Again, the fullness of the temple ordinance pertains to the second Melchizedek Priesthood key. These things are administered freely to worthy men and women and pertain to the spirit of Elijah and Messiah:
"The spirit, power, and calling of Elijah is, that ye have power to hold the key of the revelations, ordinances, oracles, powers and endowments of the FULNESS of the Melchizedek Priesthood and of the kingdom of God on the earth. . ." (TPJS, 337).
"The spirit of Elias is first, Elijah second, and Messiah last. Elias is a forerunner to prepare the way, and the spirit and power of Elijah is to come after, holding the keys of power, building the Temple to the capstone, placing the seals of the Melchizedek Priesthood upon the house of Israel, and making all things ready; then Messiah comes to His Temple, which is last of all." (TPJS, 340).
In summary, each of the four priesthood keys is administered to men and women through the priesthood. Faith is administered through the priesthood, the preparatory gospel is administered through the priesthood, the laying on of hands for the gift of the Holy Ghost, the First Comforter, is administered through the priesthood, and the temple ordinances pertaining to obtaining the blessings of the Second Comforter are administered through the priesthood in the temples.
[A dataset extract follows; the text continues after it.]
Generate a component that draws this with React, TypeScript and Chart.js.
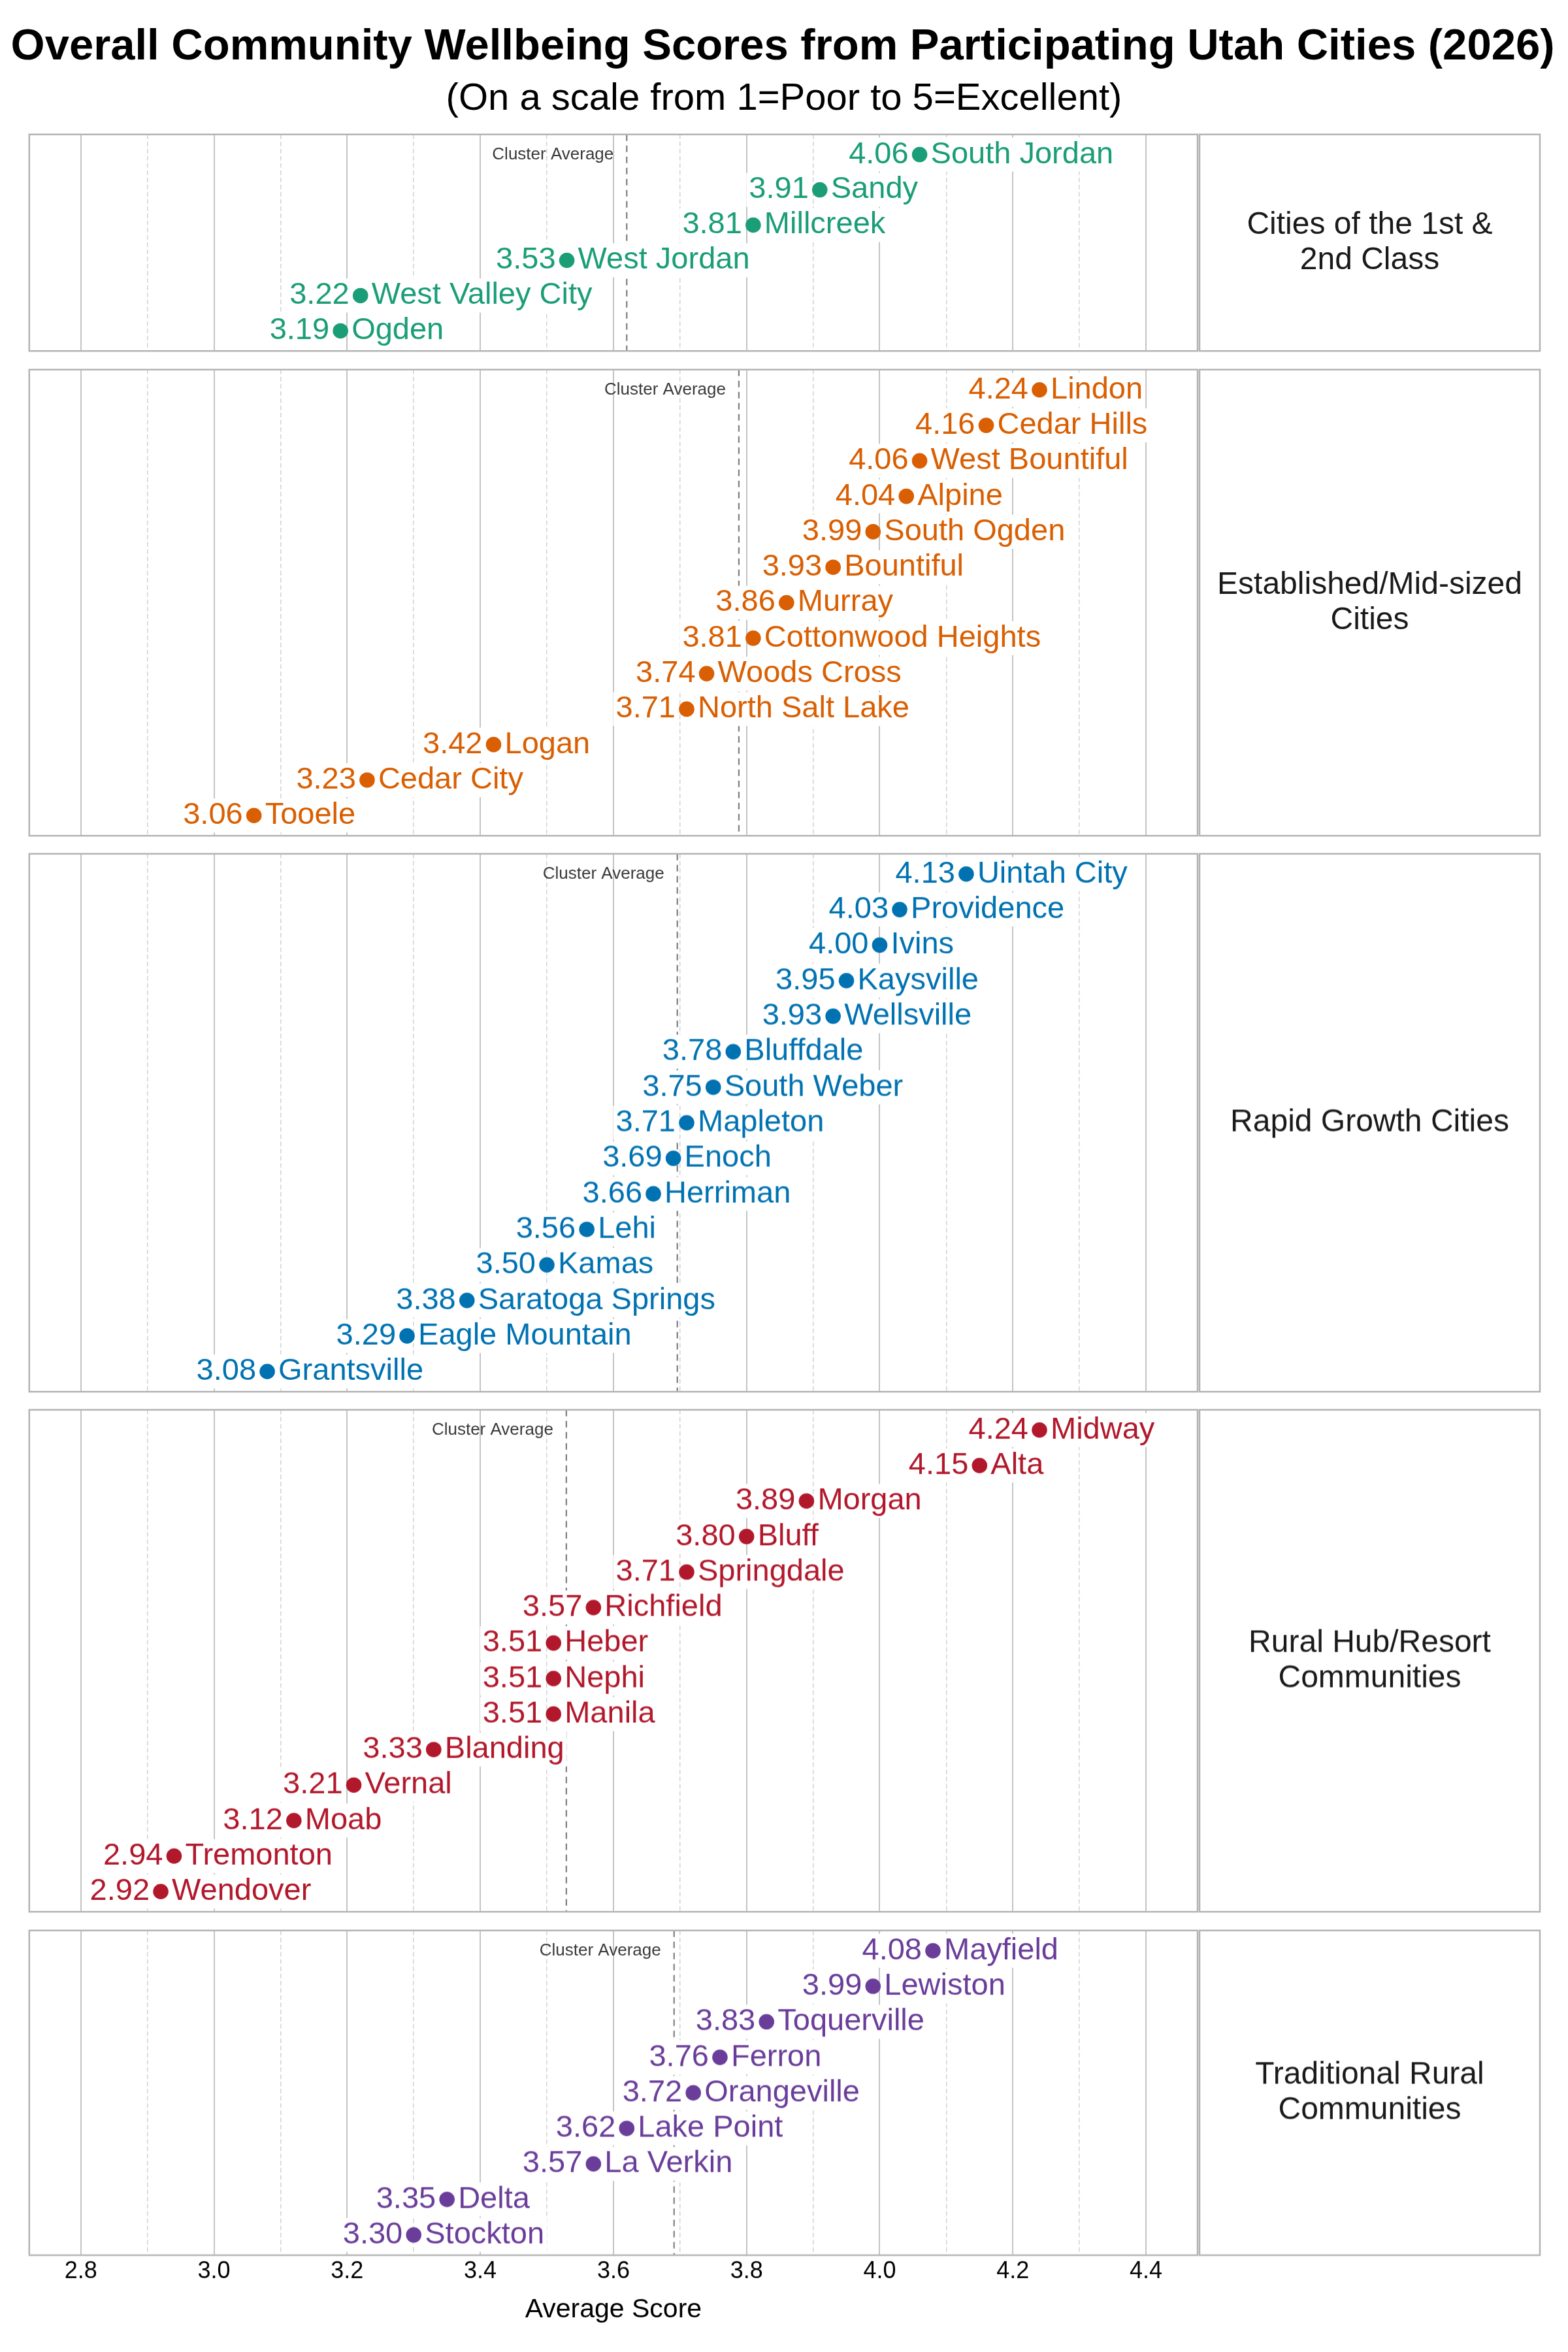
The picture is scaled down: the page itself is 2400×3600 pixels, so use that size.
import React, { useEffect, useRef } from "react";
import { Chart, registerables } from "chart.js";

Chart.register(...registerables);

const FONT = "'Liberation Sans', Arial, Helvetica, sans-serif";

// ---------- data ----------
const titleText = "Overall Community Wellbeing Scores from Participating Utah Cities (2026)";
const subtitleText = "(On a scale from 1=Poor to 5=Excellent)";
const xAxisTitle = "Average Score";
const avgLabel = "Cluster Average";

const clusterLabels = [
  "Cities of the 1st &\n2nd Class",
  "Established/Mid-sized\nCities",
  "Rapid Growth Cities",
  "Rural Hub/Resort\nCommunities",
  "Traditional Rural\nCommunities",
];
const clusterColors = ["#1b9e77", "#d95f02", "#0072b2", "#b2182b", "#6a3d9a"];

const firstClassCities = ["South Jordan", "Sandy", "Millcreek", "West Jordan", "West Valley City", "Ogden"];
const firstClassScores = [4.06, 3.91, 3.81, 3.53, 3.22, 3.19];

const establishedCities = [
  "Lindon", "Cedar Hills", "West Bountiful", "Alpine", "South Ogden", "Bountiful", "Murray",
  "Cottonwood Heights", "Woods Cross", "North Salt Lake", "Logan", "Cedar City", "Tooele",
];
const establishedScores = [4.24, 4.16, 4.06, 4.04, 3.99, 3.93, 3.86, 3.81, 3.74, 3.71, 3.42, 3.23, 3.06];

const rapidCities = [
  "Uintah City", "Providence", "Ivins", "Kaysville", "Wellsville", "Bluffdale", "South Weber",
  "Mapleton", "Enoch", "Herriman", "Lehi", "Kamas", "Saratoga Springs", "Eagle Mountain", "Grantsville",
];
const rapidScores = [4.13, 4.03, 4.0, 3.95, 3.93, 3.78, 3.75, 3.71, 3.69, 3.66, 3.56, 3.5, 3.38, 3.29, 3.08];

const ruralHubCities = [
  "Midway", "Alta", "Morgan", "Bluff", "Springdale", "Richfield", "Heber", "Nephi", "Manila",
  "Blanding", "Vernal", "Moab", "Tremonton", "Wendover",
];
const ruralHubScores = [4.24, 4.15, 3.89, 3.8, 3.71, 3.57, 3.51, 3.51, 3.51, 3.33, 3.21, 3.12, 2.94, 2.92];

const traditionalCities = [
  "Mayfield", "Lewiston", "Toquerville", "Ferron", "Orangeville", "Lake Point", "La Verkin", "Delta", "Stockton",
];
const traditionalScores = [4.08, 3.99, 3.83, 3.76, 3.72, 3.62, 3.57, 3.35, 3.3];

const clusterCities = [firstClassCities, establishedCities, rapidCities, ruralHubCities, traditionalCities];
const clusterScores = [firstClassScores, establishedScores, rapidScores, ruralHubScores, traditionalScores];

const X_MIN = 2.7225;
const X_MAX = 4.4775;
const Y_EXPAND = 0.57;

// ---------- layout ----------
const CANVAS_LEFT = 33;
const PAD = 10;
const CANVAS_W = 2334;
const STRIP_GAP = 3;
const STRIP_W = 521;
const FIRST_TOP = 204;
const UNIT = 54.59;
const GAP = 24.5;
const BOTTOM_AXIS_H = 138;

const isMajor = (v: number) => Math.abs(Math.round(v * 10)) % 2 === 0;

function panelGeometry() {
  const out: { top: number; height: number }[] = [];
  let top = FIRST_TOP;
  for (let i = 0; i < clusterCities.length; i++) {
    const h = (clusterCities[i].length - 1 + 2 * Y_EXPAND) * UNIT;
    out.push({ top, height: h });
    top += h + GAP;
  }
  return out;
}

function Panel({ idx, top, height, isLast }: { idx: number; top: number; height: number; isLast: boolean }) {
  const ref = useRef<HTMLCanvasElement>(null);
  const canvasH = isLast ? height + PAD + BOTTOM_AXIS_H : height + 2 * PAD;

  useEffect(() => {
    const cities = clusterCities[idx];
    const scores = clusterScores[idx];
    const color = clusterColors[idx];
    const n = cities.length;
    const avg = scores.reduce((a, b) => a + b, 0) / n;

    const overlay = {
      id: "overlay" + idx,
      beforeDatasetsDraw(chart: any) {
        const { ctx, chartArea } = chart;
        const xs = chart.scales.x;
        const ys = chart.scales.y;
        ctx.save();
        // average line
        const ax = xs.getPixelForValue(avg);
        ctx.strokeStyle = "#7f7f7f";
        ctx.lineWidth = 2.2;
        ctx.setLineDash([10, 7]);
        ctx.beginPath();
        ctx.moveTo(ax, chartArea.top);
        ctx.lineTo(ax, chartArea.bottom);
        ctx.stroke();
        ctx.setLineDash([]);
        // cluster average label
        ctx.font = `26px ${FONT}`;
        ctx.fillStyle = "#3a3a3a";
        ctx.textAlign = "right";
        ctx.textBaseline = "middle";
        ctx.fillText(avgLabel, ax - 20, ys.getPixelForValue(0));
        // point labels
        ctx.font = `47px ${FONT}`;
        const meta = chart.getDatasetMeta(0);
        const off = 17;
        const pad = 4;
        const bh = 52;
        for (let i = 0; i < n; i++) {
          const el = meta.data[i];
          const px = el.x;
          const py = el.y;
          const num = scores[i].toFixed(2);
          const wNum = ctx.measureText(num).width;
          const wName = ctx.measureText(cities[i]).width;
          ctx.fillStyle = "#ffffff";
          ctx.fillRect(px - off - wNum - pad, py - bh / 2, wNum + 2 * pad, bh);
          ctx.fillRect(px + off - pad, py - bh / 2, wName + 2 * pad, bh);
          ctx.fillStyle = color;
          ctx.textAlign = "right";
          ctx.fillText(num, px - off, py);
          ctx.textAlign = "left";
          ctx.fillText(cities[i], px + off, py);
        }
        ctx.restore();
      },
      afterDraw(chart: any) {
        const { ctx, chartArea } = chart;
        ctx.save();
        ctx.strokeStyle = "#b3b3b3";
        ctx.lineWidth = 2.5;
        ctx.strokeRect(chartArea.left, chartArea.top, chartArea.right - chartArea.left, chartArea.bottom - chartArea.top);
        const sx = chartArea.right + STRIP_GAP;
        ctx.strokeRect(sx, chartArea.top, STRIP_W, chartArea.bottom - chartArea.top);
        const lines = clusterLabels[idx].split("\n");
        const lh = 54;
        const cy = (chartArea.top + chartArea.bottom) / 2;
        ctx.fillStyle = "#1a1a1a";
        ctx.font = `48px ${FONT}`;
        ctx.textAlign = "center";
        ctx.textBaseline = "middle";
        lines.forEach((ln, k) => {
          ctx.fillText(ln, sx + STRIP_W / 2, cy + (k - (lines.length - 1) / 2) * lh);
        });
        ctx.restore();
      },
    };

    const chart = new Chart(ref.current as HTMLCanvasElement, {
      type: "scatter",
      data: {
        datasets: [
          {
            data: scores.map((s, i) => ({ x: s, y: i })),
            backgroundColor: color,
            borderWidth: 0,
            pointRadius: 11.8,
            pointHoverRadius: 11.8,
          },
        ],
      },
      options: {
        responsive: false,
        animation: false,
        devicePixelRatio: 1,
        events: [],
        layout: {
          padding: { left: PAD, right: PAD + STRIP_GAP + STRIP_W, top: PAD, bottom: isLast ? 0 : PAD },
        },
        plugins: {
          legend: { display: false },
          tooltip: { enabled: false },
          title: { display: false },
        },
        scales: {
          x: {
            type: "linear",
            min: X_MIN,
            max: X_MAX,
            display: true,
            afterFit: (s: any) => {
              s.height = isLast ? BOTTOM_AXIS_H : 0;
            },
            ticks: {
              display: isLast,
              stepSize: 0.1,
              includeBounds: false,
              autoSkip: false,
              maxRotation: 0,
              padding: 3,
              color: "#000000",
              font: { family: FONT, size: 36 },
              callback: (v: any) => (isMajor(Number(v)) ? Number(v).toFixed(1) : ""),
            },
            grid: {
              drawTicks: false,
              color: (c: any) => (c.tick && !isMajor(c.tick.value) ? "#d2d2d2" : "#c4c4c4"),
              lineWidth: (c: any) => (c.tick && !isMajor(c.tick.value) ? 1.5 : 2),
            },
            border: {
              display: false,
              dash: (c: any) => (c.tick && !isMajor(c.tick.value) ? [7, 4] : []),
            },
            title: {
              display: isLast,
              text: xAxisTitle,
              color: "#000000",
              font: { family: FONT, size: 41 },
              padding: { top: 0, bottom: 30 },
            },
          } as any,
          y: {
            type: "linear",
            min: -Y_EXPAND,
            max: n - 1 + Y_EXPAND,
            reverse: true,
            display: false,
          },
        },
      },
      plugins: [overlay as any],
    });
    return () => chart.destroy();
  }, [idx, isLast]);

  return (
    <canvas
      ref={ref}
      width={CANVAS_W}
      height={canvasH}
      style={{ position: "absolute", left: CANVAS_LEFT, top: top - PAD, width: CANVAS_W, height: canvasH }}
    />
  );
}

export default function App() {
  useEffect(() => {
    document.body.style.margin = "0";
    document.body.style.background = "#ffffff";
  }, []);
  const geo = panelGeometry();
  return (
    <div style={{ position: "relative", width: 2400, height: 3600, background: "#ffffff", overflow: "hidden" }}>
      <div
        style={{
          position: "absolute",
          left: 0,
          top: 34,
          width: 2396,
          textAlign: "center",
          fontFamily: FONT,
          fontWeight: "bold",
          fontSize: 67,
          lineHeight: "67px",
          color: "#000000",
          whiteSpace: "nowrap",
        }}
      >
        {titleText}
      </div>
      <div
        style={{
          position: "absolute",
          left: 0,
          top: 119,
          width: 2400,
          textAlign: "center",
          fontFamily: FONT,
          fontSize: 58,
          lineHeight: "58px",
          color: "#000000",
          whiteSpace: "nowrap",
        }}
      >
        {subtitleText}
      </div>
      {geo.map((g, i) => (
        <Panel key={i} idx={i} top={g.top} height={g.height} isLast={i === geo.length - 1} />
      ))}
    </div>
  );
}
With Scott Strong years ago, I wrote extensively about the priesthood keys, and have shared it here for anyone who would like a free pdf copy of the book's manuscript.
Salt Lake Temple |
In my own extended family I have seen examples of each - those who were faithful and those who were not. I know the promises are true for each. I know we can remain faithful and inherit eternal life. I also know we can reject God and come under Satan's power, even to the destruction of our bodies in the flesh. The temple ordinances are designed to help us love, honor and serve God, sanctify our minds and bodies in this life and prepare ourselves for eternal life.
In the Mountain of the Lord's House (Isaiah 2:2) we receive all the promised blessings conditionally, based upon our individual faithfulness.